TWINBOT

TWIN roBOTs for cooperative underwater intervention missions

Participants:

Coordinator: Laboratory UJI-IRSLab (Interactive and Robotic Systems)

Girona University (UdG)

Balearic Islands University (UIB)

During the last years, the consortium members have done a significant effort to participate in international networks and associations related to robotics in general and marine robotics in particular. The three teams participate in Eurobotics AISBL, being active members of the Marine Robotics Topic Group. They are also members of the IEEE Robotics and Automation (RAS) and Oceanic Engineering Societies (OES). Pedro J. Sanz has been the Vice Chair of the Spanish Chapter of the RAS. Gabriel Oliver has been the Chair of the Spanish chapter of the OES (2007-14), charge held now by Marc Carreras. Pere Ridao is the chair of the IFAC Technical Committee on Marine Systems (TC7.2) and Gabriel Oliver is member of the same TC. Oliver and Ridao have been chairs of the Automar group of the Comité Español de Automática (CEA-IFAC), while Sanz has been the coordinator of the Robotics group (CEA-IFAC).


Project:

While commercially available Autonomous Underwater Vehicles (AUVs) are routinely used in survey missions, a new set of applications exist which clearly demand intervention capabilities. The maintenance of permanent underwater observatories, submerged oil wells, cabled sensor networks, pipes and the deployment and recovery of benthic stations are but a few of them. Nowadays, these tasks are addressed using manned submersibles or work-class ROVs (Remotely Operated Vehicle), equipped with teleoperated arms. Current Intervention-AUVs (I-AUVs) prototypes are big and complex systems exhibiting only a limited set of functionalities including docking and fixed based manipulation on a subsea panel, as well as search and recovery of simple objects. However, as in the case of human manipulation, more sophisticated applications, like transporting and manipulating bulky objects, or assembling complex structures underwater, would require several I-AUVs working cooperatively. This project aims to achieve a step forward beyond the current underwater intervention state of the art. The development of a new kind of I-AUVs, able to work autonomously, alone or in a cooperative way, opens the door to face the multi-purpose underwater intervention problem, with potential applications not only in the offshore and nuclear industries, but also in archeology, oceanography or search and rescue missions, among other purposes.

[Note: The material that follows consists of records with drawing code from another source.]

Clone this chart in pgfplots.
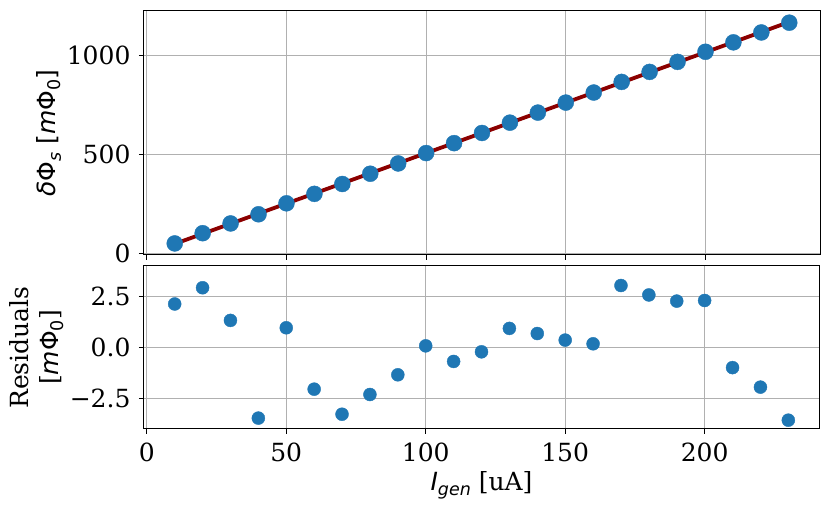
\documentclass[border=0pt]{standalone}
\usepackage{pgfplots}
\pgfplotsset{compat=1.18}
\usepackage{fontspec}
\setmainfont{DejaVu Serif}
\newfontfamily\dvs{DejaVu Sans}
\newcommand{\mi}[1]{{\dvs\itshape #1}}
\newcommand{\mr}[1]{{\dvs #1}}
\newcommand{\sub}[1]{\raisebox{-5pt}{\fontsize{17.5}{20}\selectfont #1}}
\definecolor{tabblue}{HTML}{1F77B4}
\definecolor{fitred}{HTML}{8B0000}
\definecolor{gridgray}{HTML}{B0B0B0}
\pgfplotstableread{
x y
10 52.37
20 103.91
30 153.07
40 199.06
50 254.21
60 301.97
70 351.5
80 403.21
90 454.92
100 507.08
110 557.07
120 608.29
130 660.18
140 710.68
150 761.11
160 811.68
170 865.27
180 915.56
190 966.01
200 1016.79
210 1064.27
220 1114.07
230 1163.21
}\datatop
\pgfplotstableread{
x r
10 2.12
20 2.91
30 1.32
40 -3.44
50 0.96
60 -2.03
70 -3.25
80 -2.29
90 -1.33
100 0.08
110 -0.68
120 -0.21
130 0.93
140 0.68
150 0.36
160 0.18
170 3.02
180 2.56
190 2.26
200 2.29
210 -0.98
220 -1.93
230 -3.54
}\datares
\begin{document}
\fontsize{25}{29}\selectfont
\begin{tikzpicture}
\useasboundingbox (0,0) rectangle (830pt,511pt);
\pgfplotsset{
  common/.style={
    scale only axis,
    anchor=south west,
    xmin=-1, xmax=241,
    axis line style={black, line width=1pt},
    grid=major,
    major grid style={gridgray, line width=0.9pt},
    tick style={black, line width=1pt},
    major tick length=5pt,
    tick align=outside,
    xtick pos=bottom, ytick pos=left,
    xtick={0,50,100,150,200},
    tick label style={font=\fontsize{25}{29}\selectfont},
    label style={font=\fontsize{25}{30}\selectfont},
  }
}
\begin{axis}[common,
  at={(144pt,256pt)}, width=676pt, height=244pt,
  ymin=-5.75, ymax=1222,
  ytick={0,500,1000},
  yticklabels={0,500,1000},
  xticklabels={},
  ylabel={\mi{δ}\mr{Φ}\sub{\mi{s}} \mr{[}\mi{m}\mr{Φ}\sub{\mr{0}}\mr{]}},
  ylabel style={at={(axis description cs:0,0.5)}, anchor=center, yshift=95pt},
]
\addplot[fitred, line width=3.8pt] coordinates {(10,50.25) (230,1166.75)};
\addplot[only marks, mark=*, mark size=8pt, tabblue, mark options={draw=tabblue, fill=tabblue}] table[x=x,y=y] {\datatop};
\end{axis}
\begin{axis}[common,
  at={(144pt,82pt)}, width=675pt, height=163pt,
  ymin=-3.97, ymax=3.97,
  ytick={-2.5,0,2.5},
  yticklabels={−2.5,0.0,2.5},
  xticklabels={0,50,100,150,200},
  ylabel={Residuals\\{[}\mi{m}\mr{Φ}\sub{\mr{0}}{]}},
  ylabel style={at={(axis description cs:0,0.5)}, anchor=center, align=center, yshift=107pt},
  xlabel={\mi{I}\sub{\mi{gen}} [uA]},
  xlabel style={at={(axis description cs:0.5,0)}, anchor=center, yshift=-56pt},
]
\addplot[only marks, mark=*, mark size=6.5pt, tabblue, mark options={draw=tabblue, fill=tabblue}] table[x=x,y=r] {\datares};
\end{axis}
\end{tikzpicture}
\end{document}
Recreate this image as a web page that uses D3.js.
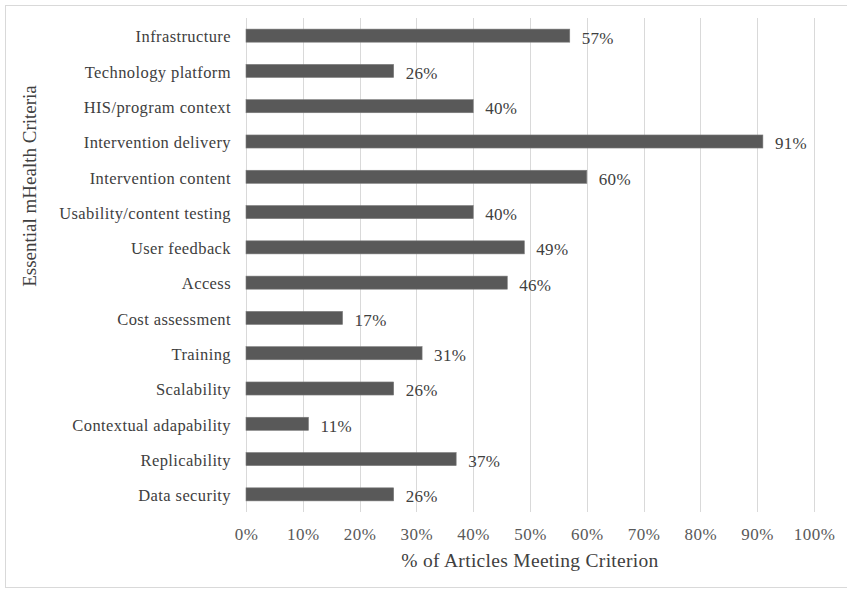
<!DOCTYPE html>
<html>
<head>
<meta charset="utf-8">
<script src="https://cdn.jsdelivr.net/npm/d3@7"></script>
<style>
  html, body { margin: 0; padding: 0; background: #fff; }
  svg { display: block; }
</style>
</head>
<body>
<svg id="chart" width="847" height="592"></svg>
<script>
// Criteria assessed, top to bottom
const categories = [
  "Infrastructure",
  "Technology platform",
  "HIS/program context",
  "Intervention delivery",
  "Intervention content",
  "Usability/content testing",
  "User feedback",
  "Access",
  "Cost assessment",
  "Training",
  "Scalability",
  "Contextual adapability",
  "Replicability",
  "Data security"
];
// Share of articles meeting each criterion (%)
const values = [57, 26, 40, 91, 60, 40, 49, 46, 17, 31, 26, 11, 37, 26];
// Axis ticks (%)
const xTicks = [0, 10, 20, 30, 40, 50, 60, 70, 80, 90, 100];

const svg = d3.select("#chart");
const font = "'Liberation Serif', 'Times New Roman', serif";

// Outer frame
svg.append("rect")
  .attr("x", 5.5).attr("y", 5.5)
  .attr("width", 842).attr("height", 582)
  .attr("fill", "#fff")
  .attr("stroke", "#d9d9d9").attr("stroke-width", 1);

const plot = { left: 246, right: 814, top: 18, bottom: 512 };

const x = d3.scaleLinear().domain([0, 100]).range([plot.left, plot.right]);
const y = d3.scaleBand().domain(categories).range([plot.top, plot.bottom]).paddingInner(0.63).paddingOuter(0.315);

// Vertical gridlines
svg.append("g")
  .selectAll("line")
  .data(xTicks)
  .join("line")
  .attr("x1", d => Math.round(x(d)) + 0.5)
  .attr("x2", d => Math.round(x(d)) + 0.5)
  .attr("y1", plot.top)
  .attr("y2", plot.bottom)
  .attr("stroke", "#d9d9d9")
  .attr("stroke-width", 1);

// X axis tick labels
const xAxis = d3.axisBottom(x).tickValues(xTicks).tickFormat(d => d + "%").tickSize(0).tickPadding(0);
const gx = svg.append("g").attr("transform", `translate(0, ${plot.bottom + 28})`).call(xAxis);
gx.select(".domain").remove();
gx.selectAll("text")
  .attr("dy", 0)
  .attr("fill", "#595959")
  .style("font-family", font)
  .style("font-size", "17px")
  .style("letter-spacing", "0.5px");

// Y axis category labels
const yAxis = d3.axisLeft(y).tickSize(0).tickPadding(15);
const gy = svg.append("g").attr("transform", `translate(${plot.left}, 1.5)`).call(yAxis);
gy.select(".domain").remove();
gy.selectAll("text")
  .attr("fill", "#404040")
  .style("font-family", font)
  .style("font-size", "16.5px")
  .style("letter-spacing", "0.4px");

// Bars
svg.append("g")
  .selectAll("rect")
  .data(values)
  .join("rect")
  .attr("x", x(0))
  .attr("y", (d, i) => y(categories[i]))
  .attr("width", d => x(d) - x(0))
  .attr("height", y.bandwidth())
  .attr("fill", "#595959")
  .attr("stroke", "#7a7a7a")
  .attr("stroke-width", 0.6);

// Value labels
svg.append("g")
  .selectAll("text")
  .data(values)
  .join("text")
  .attr("x", d => x(d) + 12)
  .attr("y", (d, i) => y(categories[i]) + y.bandwidth() / 2 + 2)
  .attr("dy", "0.35em")
  .attr("fill", "#404040")
  .style("font-family", font)
  .style("font-size", "17px")
  .style("letter-spacing", "0.3px")
  .text(d => d + "%");

// Axis titles
svg.append("text")
  .attr("x", 530)
  .attr("y", 567)
  .attr("text-anchor", "middle")
  .attr("fill", "#404040")
  .style("font-family", font)
  .style("font-size", "19.5px")
  .style("letter-spacing", "0.3px")
  .text("% of Articles Meeting Criterion");

svg.append("text")
  .attr("transform", "translate(36, 186) rotate(-90)")
  .attr("text-anchor", "middle")
  .attr("fill", "#404040")
  .style("font-family", font)
  .style("font-size", "19px")
  .text("Essential mHealth Criteria");
</script>
</body>
</html>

Objectives and justification

The scientific and technological results of this project will contribute to consolidate our international leadership in this field of research. The new mechatronics to be developed is essential to demonstrate in an experimental way the innovative and challenging concept of underwater cooperative mobile manipulation for the first time in the world. The new AUV, the robotic arm and all the associated methods and technologies developed, will permit achieving a unique twin I-AUV system and will represent a step forward in the knowledge’s frontiers. This will allow us to study promising research lines in a nearly unexplored research field in the underwater domain.


TWINBOT project aims to achieve a step forward in the underwater intervention state of the art. A set of two I-AUV's will be able to solve strategic missions devoted to cooperative survey and cooperative manipulation (transport and assembly) in a complex scenario. A multimodal communication (RF/VLC/acoustics) architecture will be used to communicate both vehicles. A laser scanner will provide 3D point clouds of the objects of interest which will be used by an object recognition architecture to identify and locate them for manipulation and semantic SLAM purposes. Potential applications, include oceanography (permanent observatories), offshore (oil and gas) and nuclear industries. TWINBOT will push the knowledge frontiers by targeting cooperative load transport and cooperative mobile assembly tasks never demonstrated before, in an autonomous way.


GIRONA500: real robot

Beyond RAUVI, TRIDENT, TRITON and MERBOTS. TWINBOT exploits the technologies and know-how developed by the consortium in previous projects and boosts them to bring the teamwork to the core of the manipulation task itself by using twin AUVs both equipped with a robot arm to achieve shared goals including bulky load transport and cooperative object assembly.